Il y a une énergie folle qui se dégage du film, un long métrage qui se dépense sans compter, entre son action survoltée et sans limites aux scènes musicales hyper énergiques, en passant par le caractère dramatique de certaines scènes. C’est un film qui ne s’impose aucune limite, qui déborde de sincérité et de générosité. Une vraie bonne surprise à un moment où le grand spectacle, au cinéma, est souvent résumé aux blockbusters hollywoodiens. Si j’en suis aussi client, il est terriblement bon de voir un spectacle auquel on est moins habitué·e·s, la faute à une distribution de blockbusters indiens qui est plutôt confidentielle et souvent limitée aux salles parisiennes. Pourtant RRR a énormément à offrir, dans un film fleuve de trois heures où le récit ne baisse jamais d’intensité, faisant passer les spectateur·ice·s par de nombreux états avant un final grandiloquent qui rend hommage autant à l’histoire de celles et ceux qui ont combattu la colonisation, que les personnes qui tentent de célébrer des valeurs de rassemblement à l’ère contemporaine où l’Inde, malheureusement, souffre de divisions et d’oppressions contre certaines minorités (dont les musulman·e·s, notamment, qui sont représenté·e·s à l’écran comme des soutiens de la libération). La dimension politique du film est aussi forte que sa mise en scène, assumée, et pleinement défendue par un duo d’acteurs fantastique qui excelle d’un bout à l’autre d ufilm.

Quête de liberté
S. S. Rajamouli (qui a déjà montré son talent pour les blockbusters dans les deux Baahubali) signe là peut-être son plus grand film, le plus abouti, fort d’une mise en scène qui met en valeur le talent de son duo d’acteurs, capables de tout dans un film qui ne laisse aucune seconde de répit. Un grand moment de virtuosité pour un cinéaste qui maîtrise autant ses scènes musicales, primordiales, que ses scènes d’action à la mise en scène épique, ou ses moments d’émotion où se fait la caractérisation de personnages qui sont un peu plus que les tas de muscles qu’ils incarnent au tout début. Pour magnifier le tout, on voit des images d’une beauté à couper le souffle, avec une véritable variété d’ambiances, de couleurs et de tons, qui montrent la richesse d’une époque de regain d’espoir pour un peuple qui allait obtenir sa libération grâce à la révolte.

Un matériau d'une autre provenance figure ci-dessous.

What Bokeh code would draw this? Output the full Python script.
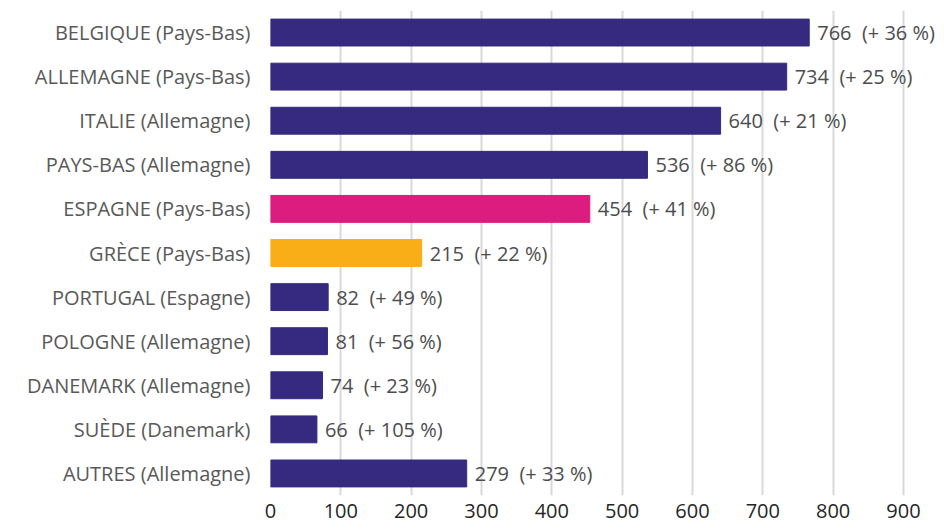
from bokeh.plotting import figure
from bokeh.models import ColumnDataSource, FactorRange, Range1d, FixedTicker, LabelSet
from bokeh.core.properties import value
from bokeh.embed import file_html
from bokeh.resources import INLINE

countries = ["BELGIQUE (Pays-Bas)", "ALLEMAGNE (Pays-Bas)", "ITALIE (Allemagne)",
             "PAYS-BAS (Allemagne)", "ESPAGNE (Pays-Bas)", "GRÈCE (Pays-Bas)",
             "PORTUGAL (Espagne)", "POLOGNE (Allemagne)", "DANEMARK (Allemagne)",
             "SUÈDE (Danemark)", "AUTRES (Allemagne)"]
values = [766, 734, 640, 536, 454, 215, 82, 81, 74, 66, 279]
growth = [36, 25, 21, 86, 41, 22, 49, 56, 23, 105, 33]
colors = ["#352A7F", "#352A7F", "#352A7F", "#352A7F", "#DC1C7E", "#F9AE17",
          "#352A7F", "#352A7F", "#352A7F", "#352A7F", "#352A7F"]
ticks = [0, 100, 200, 300, 400, 500, 600, 700, 800, 900]

labels = [f"{v}\u00a0\u00a0(+\u00a0{g}\u00a0%)" for v, g in zip(values, growth)]
src = ColumnDataSource(dict(cat=countries, val=values, col=colors, lab=labels))

FONT = "Open Sans"
TXT = "#595959"

p = figure(width=936, height=531, output_backend="svg", toolbar_location=None,
           y_range=FactorRange(factors=list(reversed(countries)), range_padding=0),
           x_range=Range1d(0, 947))
p.min_border_left = 270
p.min_border_right = 0
p.min_border_top = 10
p.min_border_bottom = 36
p.outline_line_color = None

p.hbar(y="cat", right="val", left=0, height=0.61, color="col", source=src)

lbl = LabelSet(x="val", y="cat", text="lab", source=src, x_offset=8,
               text_baseline="middle", text_align="left", text_font_size="20px",
               text_color="#4D4D4D", text_font=value(FONT))
p.add_layout(lbl)

p.xaxis.ticker = FixedTicker(ticks=ticks)
p.xaxis.axis_line_color = None
p.xaxis.major_tick_line_color = None
p.xaxis.major_tick_out = 0
p.xaxis.minor_tick_line_color = None
p.xaxis.major_label_text_font = FONT
p.xaxis.major_label_text_font_size = "20px"
p.xaxis.major_label_text_color = "#262626"
p.xaxis.major_label_standoff = 8

p.yaxis.axis_line_color = None
p.yaxis.major_tick_line_color = None
p.yaxis.major_tick_out = 0
p.yaxis.minor_tick_line_color = None
p.yaxis.major_label_text_font = FONT
p.yaxis.major_label_text_font_size = "20px"
p.yaxis.major_label_text_color = TXT
p.yaxis.major_label_standoff = 20

p.ygrid.grid_line_color = None
p.xgrid.grid_line_color = "#D9D9D9"
p.xgrid.grid_line_width = 2

open("out.html", "w").write(file_html(p, INLINE))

Il y a quelque chose d’envoûtant dans RRR, un film qui raconte avec tendresse et folie le destin de deux hommes prêts à tout pour sauver les leurs, dans un récit qui déborde d’énergie et ne cesse jamais d’étonner. De ses scènes d’action épiques à la beauté folle de ses scènes musicales, le film de S. S. Rajamouli sait faire le spectacle et se servir des codes des blockbusters pour servir un beau discours politique, au moyen d’un duo de personnages qui s’attachent l’un à l’autre alors que tout les opposes.